* [Provided data]
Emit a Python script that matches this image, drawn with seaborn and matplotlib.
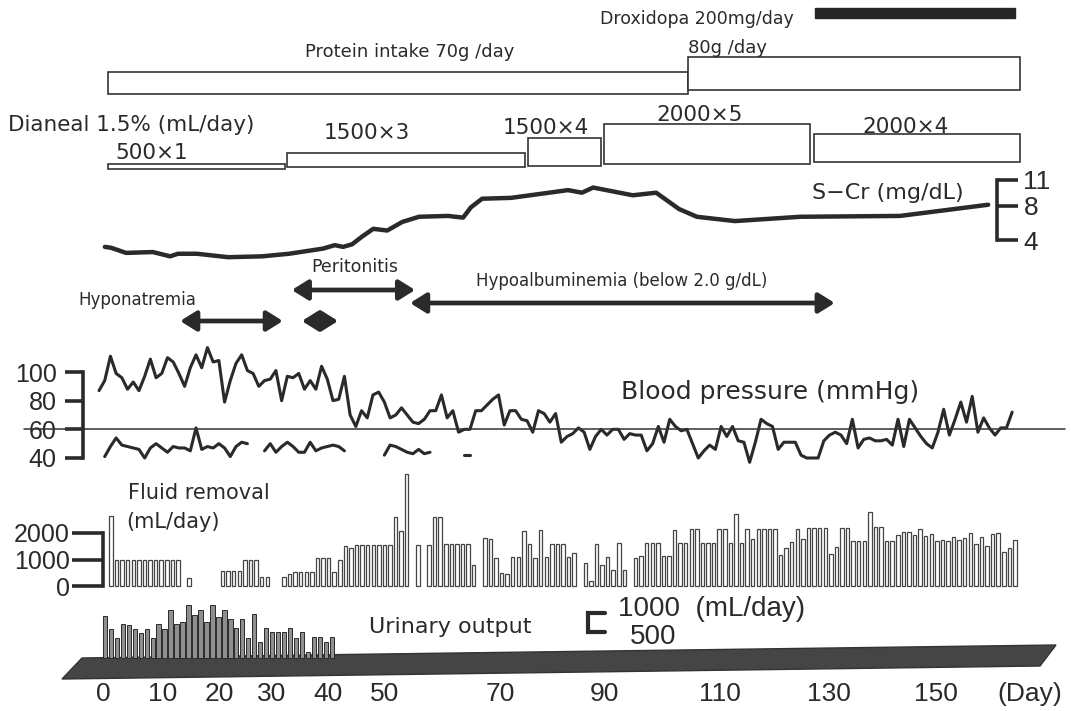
import numpy as np
import pandas as pd
import matplotlib
matplotlib.use("Agg")
import matplotlib.pyplot as plt
import seaborn as sns
from matplotlib.patches import Polygon

nan = np.nan

# ---------------- data ----------------
protein_labels = ["Protein intake 70g /day", "80g /day"]
protein_start = [-0.5, 103.4]
protein_end = [103.4, 162.9]

droxidopa_label = "Droxidopa 200mg/day"
droxidopa_start = [126.2]
droxidopa_end = [162.0]

dianeal_title = "Dianeal 1.5% (mL/day)"
dianeal_labels = ["500×1", "1500×3", "1500×4", "2000×5", "2000×4"]
dianeal_start = [-0.5, 31.5, 74.7, 88.4, 126.0]
dianeal_end = [31.2, 74.2, 87.8, 125.3, 162.9]

event_labels = ["Hyponatremia", "Peritonitis", "", "Hypoalbuminemia (below 2.0 g/dL)"]
event_start = [12.4, 32.4, 34.2, 53.6]
event_end = [30.8, 54.5, 40.7, 129.7]

scr_day = [-1.1, 0.0, 2.7, 7.5, 10.6, 12.0, 15.4, 21.0, 27.1, 31.9, 38.0, 40.1,
           41.6, 43.2, 45.0, 47.0, 49.5, 52.2, 55.2, 60.4, 63.1, 64.5, 66.5,
           71.7, 81.9, 84.4, 86.4, 93.5, 97.7, 101.8, 105.0, 111.8, 123.5,
           141.4, 157.2]
scr_value = [3.2, 3.1, 2.5, 2.6, 2.1, 2.4, 2.4, 2.0, 2.1, 2.4, 3.0, 3.4,
             3.2, 3.5, 4.4, 5.3, 5.1, 6.1, 6.7, 6.8, 6.6, 7.8, 8.8,
             8.9, 9.8, 9.5, 10.1, 9.2, 9.5, 7.6, 6.7, 6.2, 6.7,
             6.8, 8.1]

systolic = [87, 94, 111, 99, 96, 88, 93, 87, 97, 109,
            96, 99, 110, 107, 99, 90, 103, 112, 103, 117,
            107, 108, 79, 94, 106, 112, 101, 99, 90, 94,
            95, 101, 80, 97, 96, 99, 88, 94, 88, 104,
            95, 80, 81, 97, 70, 62, 73, 68, 84, 86,
            79, 68, 70, 75, 70, 65, 64, 67, 73, 73,
            84, 68, 73, 58, 60, 60, 73, 73, 77, 81,
            84, 63, 73, 73, 67, 66, 58, 73,
            71, 65, 71, 51, 55, 57, 61, 58, 46, 55,
            60, 56, 60, 60, 53, 57, 56, 56, 45, 50,
            62, 51, 67, 62, 59, 60, 50, 40,
            45, 49, 46, 62, 55, 62, 52, 51, 37, 51,
            67, 64, 62, 46, 51, 51, 51, 42, 40, 40,
            40, 52, 56, 58, 56, 50, 67, 47,
            53, 54, 52, 52, 53, 49, 67, 48, 67, 61,
            55, 50, 47, 58, 74, 56, 67, 79, 65, 83,
            58, 68, 61, 56, 61, 61, 72]
bp_first_day, bp_last_day = -2.15, 161.5

# diastolic pressure: pieces, each starting at a sample index of the systolic series
diastolic_start_index = [1, 29, 50, 64]
diastolic_pieces = [
    [41, 48, 54, 49, 48, 47, 46, 40, 47, 50, 47, 44, 48, 47, 47, 45, 61, 46,
     48, 47, 50, 47, 41, 48, 51, 50],
    [45, 50, 44, 48, 51, 48, 44, 44, 51, 45, 47, 48, 49, 48, 45],
    [42, 49, 48, 46, 44, 43, 46, 43, 44],
    [42, 42],
]

# fluid removal, mL/day, day 0 .. 162 (nan = no bar)
fluid_removal = [
    2660, 975, 975, 975, 975, 975, 975, 975, 975, 975, 975, 975, 975,
    nan, 290, nan, nan, nan, nan, nan,
    560, 560, 560, 560, 1000, 1000, 1000, 350, 350,
    nan, nan,
    350, 450, 540, 540, 540, 540, 1040, 1040, 1040, 540,
    1000, 1500, 1450, 1540, 1540, 1540, 1540, 1540, 1540, 1540,
    2600, 2075, 4225, nan, 1540, nan, 1540, 2600, 2600, 1580,
    1580, 1580, 1580, 1580, 790, nan, 1825, 1790, 1075, 500,
    450, 1100, 1100, 2075, 1600, 1075, 2125, 1100, 1600, 1600,
    1600, 1100, 1250, nan, 850, 200, 1600, 790, 1100, 600,
    1625, 600, nan,
    1040, 1125, 1625, 1625, 1625, 1125, 1125, 2125, 1625, 1625,
    2160, 2160, 1625, 1625, 1625, 2160, 2160, 1625, 2725, 1625,
    2160, 1760, 2160, 2160, 2160, 2160, 1160, 1450, 1660, 2160,
    1790, 2200, 2200, 2200, 2200, 1200, 1475, 2200, 2200, 1700,
    1700, 1700, 2790, 2225, 2225, 1700, 1700, 1910, 2040, 2040,
    1910, 2160, 1875, 1975, 1700, 1750, 1700, 1850, 1725, 1825,
    2000, 1600, 1850, 1500, 1950, 2000, 1290, 1450, 1750,
]

# urinary output, mL/day
urine_output = [1010, 680, 470, 800, 790, 690, 590, 690, 470, 800,
                690, 1140, 800, 860, 1260, 1020, 1140, 860, 1260, 980,
                1140, 930, 710, 940, 480, 1040, 370, 720, 610, 610,
                610, 720, 480, 610, 150, 510, 510, 390, 510]
urine_first_day, urine_last_day = -1.1, 39.6

day_tick_labels = ["0", "10", "20", "30", "40", "50", "70", "90", "110", "130", "150", "(Day)"]

# ---------------- layout (pixels of the 1071x711 canvas) ----------------
W, H = 1071, 711
X0, PPD = 111, 5.58                      # pixel of day 0, pixels per day
XLIM = (-X0 / PPD, (W - X0) / PPD)
day_tick_pos = [-1.4, 9.3, 19.35, 28.7, 38.9, 49.1, 69.7, 88.5, 109.1, 128.7, 147.8, 164.7]

protein_top_px, protein_bot_px = [72, 57], [94, 90]
drox_top_px, drox_bot_px = [8], [18]
dianeal_top_px = [164, 153, 138, 124, 134]
dianeal_bot_px = [169, 167, 166, 164, 162]
event_y_px = [321, 290, 321, 303]

INK = "#2a2a2a"
NUM = ["Liberation Sans", "DejaVu Sans"]


def rect(top, bottom):
    return [0, 1 - bottom / H, 1, (bottom - top) / H]


sns.set_theme(style="white")
plt.rcParams["font.family"] = ["DejaVu Sans"]
plt.rcParams["axes.facecolor"] = "none"

fig = plt.figure(figsize=(W / 100, H / 100), dpi=100)
fig.patch.set_facecolor("white")


def clean(ax):
    for s in ax.spines.values():
        s.set_visible(False)
    ax.set_xlim(*XLIM)
    ax.set_xticks([])
    ax.set_yticks([])
    ax.set_xlabel("")
    ax.set_ylabel("")


def period_bars(ax, start, end, top, bot, **kw):
    ax.bar(x=start, height=np.subtract(bot, top), width=np.subtract(end, start),
           bottom=top, align="edge", **kw)


# ---- top treatment bars ----
ax_top = fig.add_axes(rect(0, 180))
period_bars(ax_top, protein_start, protein_end, protein_top_px, protein_bot_px,
            facecolor="white", edgecolor="#333", lw=1.2)
period_bars(ax_top, droxidopa_start, droxidopa_end, drox_top_px, drox_bot_px,
            facecolor="#262626", edgecolor="#262626", lw=1)
period_bars(ax_top, dianeal_start, dianeal_end, dianeal_top_px, dianeal_bot_px,
            facecolor="white", edgecolor="#333", lw=1.2)
clean(ax_top)
ax_top.set_ylim(180, 0)

# ---- S-Cr ----
ax_scr = fig.add_axes(rect(170, 262))
sns.lineplot(x=scr_day, y=scr_value, ax=ax_scr, color=INK, lw=3.2)
clean(ax_scr)
ax_scr.set_ylim(4 - 22 / 8.6, 4 + 70 / 8.6)
ax_scr.spines["right"].set_visible(True)
ax_scr.spines["right"].set_position(("data", (997 - X0) / PPD))
ax_scr.spines["right"].set_bounds(4, 11)
ax_scr.spines["right"].set_linewidth(2.6)
ax_scr.spines["right"].set_color(INK)
ax_scr.yaxis.tick_right()
ax_scr.set_yticks([4, 8, 11])
ax_scr.tick_params(axis="y", right=True, left=False, labelright=True, labelleft=False,
                   length=15, width=2.6, pad=4, labelsize=19, color=INK, labelcolor=INK)
for t in ax_scr.get_yticklabels():
    t.set_fontfamily(NUM)

# ---- events ----
ax_ev = fig.add_axes(rect(250, 340))
clean(ax_ev)
ax_ev.set_ylim(340, 250)
for s, e, y in zip(event_start, event_end, event_y_px):
    ax_ev.annotate("", xy=(e, y), xytext=(s, y),
                   arrowprops=dict(arrowstyle="<|-|>,head_length=0.8,head_width=0.5",
                                   lw=3.4, color=INK, shrinkA=0, shrinkB=0))

# ---- blood pressure ----
bp_days = np.linspace(bp_first_day, bp_last_day, len(systolic))
ax_bp = fig.add_axes(rect(340, 475))
sns.lineplot(x=bp_days, y=systolic, ax=ax_bp, color=INK, lw=2.2)
rows = []
for k, (i0, piece) in enumerate(zip(diastolic_start_index, diastolic_pieces)):
    for j, v in enumerate(piece):
        rows.append({"day": bp_days[i0 + j], "mmHg": v, "piece": k})
dia = pd.DataFrame(rows)
sns.lineplot(data=dia, x="day", y="mmHg", units="piece", estimator=None, ax=ax_bp,
             color=INK, lw=2.2)
clean(ax_bp)
ax_bp.set_ylim(40 - 17 / 1.4333, 100 + 32 / 1.4333)
ax_bp.axhline(60, xmin=24 / W, xmax=1065 / W, color="#333", lw=1.1)
ax_bp.spines["left"].set_visible(True)
ax_bp.spines["left"].set_position(("data", (83 - X0) / PPD))
ax_bp.spines["left"].set_bounds(40, 100)
ax_bp.spines["left"].set_linewidth(2.6)
ax_bp.spines["left"].set_color(INK)
ax_bp.set_yticks([40, 60, 80, 100])
ax_bp.tick_params(axis="y", left=True, length=13, width=2.6, pad=6, labelsize=18,
                  color=INK, labelcolor=INK)
for t in ax_bp.get_yticklabels():
    t.set_fontfamily(NUM)

# ---- fluid removal ----
fl = pd.DataFrame({"day": np.arange(len(fluid_removal)), "ml": fluid_removal}).dropna()
ax_fl = fig.add_axes(rect(455, 595))
sns.barplot(data=fl, x="day", y="ml", native_scale=True, orient="x", ax=ax_fl,
            color="white", edgecolor="#444", linewidth=0.9, width=0.62,
            errorbar=None, saturation=1)
clean(ax_fl)
ax_fl.set_ylim(-(595 - 586) / 0.0265, (586 - 455) / 0.0265)
ax_fl.spines["left"].set_visible(True)
ax_fl.spines["left"].set_position(("data", (103 - X0) / PPD))
ax_fl.spines["left"].set_bounds(0, 2000)
ax_fl.spines["left"].set_linewidth(2.6)
ax_fl.spines["left"].set_color(INK)
ax_fl.set_yticks([0, 1000, 2000])
ax_fl.tick_params(axis="y", left=True, length=22, width=2.6, pad=2, labelsize=18,
                  color=INK, labelcolor=INK)
for t in ax_fl.get_yticklabels():
    t.set_fontfamily(NUM)

# ---- urinary output + day axis ----
ax_an = fig.add_axes([0, 0, 1, 1])
ax_an.set_xlim(0, W)
ax_an.set_ylim(H, 0)
ax_an.axis("off")
ax_an.add_patch(Polygon([(62, 679), (82, 658), (1056, 645), (1040, 666)], closed=True,
                        facecolor="#454545", edgecolor="#333", lw=1))

urine_days = np.linspace(urine_first_day, urine_last_day, len(urine_output))
ax_ur = fig.add_axes(rect(598, 676))
sns.barplot(x=urine_days, y=urine_output, native_scale=True, orient="x", ax=ax_ur,
            color="#8f8f8f", edgecolor="#2a2a2a", linewidth=0.7, width=0.72,
            errorbar=None, saturation=1)
clean(ax_ur)
ax_ur.set_ylim(-(676 - 658) * 23.8, (658 - 598) * 23.8)
ax_ur.set_xticks(day_tick_pos)
ax_ur.set_xticklabels(day_tick_labels)
ax_ur.tick_params(axis="x", bottom=True, length=0, pad=4, labelsize=19, labelcolor=INK)
for t in ax_ur.get_xticklabels():
    t.set_fontfamily(NUM)

# ---- text annotations ----
texts = [
    (droxidopa_label, 697, 19, 12.5, "center", None),
    (protein_labels[0], 410, 52, 13, "center", None),
    (protein_labels[1], 688, 48, 13, "left", None),
    (dianeal_title, 8, 125, 15.5, "left", None),
    (dianeal_labels[0], 152, 153, 15.5, "center", None),
    (dianeal_labels[1], 367, 133, 15.5, "center", None),
    (dianeal_labels[2], 546, 128, 15.5, "center", None),
    (dianeal_labels[3], 700, 115, 15.5, "center", None),
    (dianeal_labels[4], 906, 127, 15.5, "center", None),
    ("S−Cr (mg/dL)", 888, 193, 16, "center", None),
    (event_labels[0], 78, 300, 12, "left", None),
    (event_labels[1], 355, 267, 12.5, "center", None),
    (event_labels[3], 622, 281, 12, "center", None),
    ("Blood pressure (mmHg)", 770, 392, 18, "center", None),
    ("Fluid removal", 128, 493, 15, "left", None),
    ("(mL/day)", 126, 522, 15, "left", None),
    ("Urinary output", 450, 627, 16, "center", None),
    ("1000  (mL/day)", 618, 609, 20, "left", NUM),
    ("500", 630, 637, 20, "left", NUM),
]
for s, x, y, size, ha, fam in texts:
    kw = {"family": fam} if fam else {}
    ax_an.text(x, y, s, fontsize=size, ha=ha, va="center", color=INK, **kw)
ax_an.plot([605, 588, 588, 605], [613, 613, 632, 632], color=INK, lw=3,
           solid_joinstyle="miter")

fig.savefig("out.png", dpi=100)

* [Directions for this task] Emit the lines of the material exactly, from its first line to the line containing "nan = np.nan", inclusive; leave every picture out.

* [Written answer]
Emit a Python script that matches this image, drawn with seaborn and matplotlib.
import numpy as np
import pandas as pd
import matplotlib
matplotlib.use("Agg")
import matplotlib.pyplot as plt
import seaborn as sns
from matplotlib.patches import Polygon

nan = np.nan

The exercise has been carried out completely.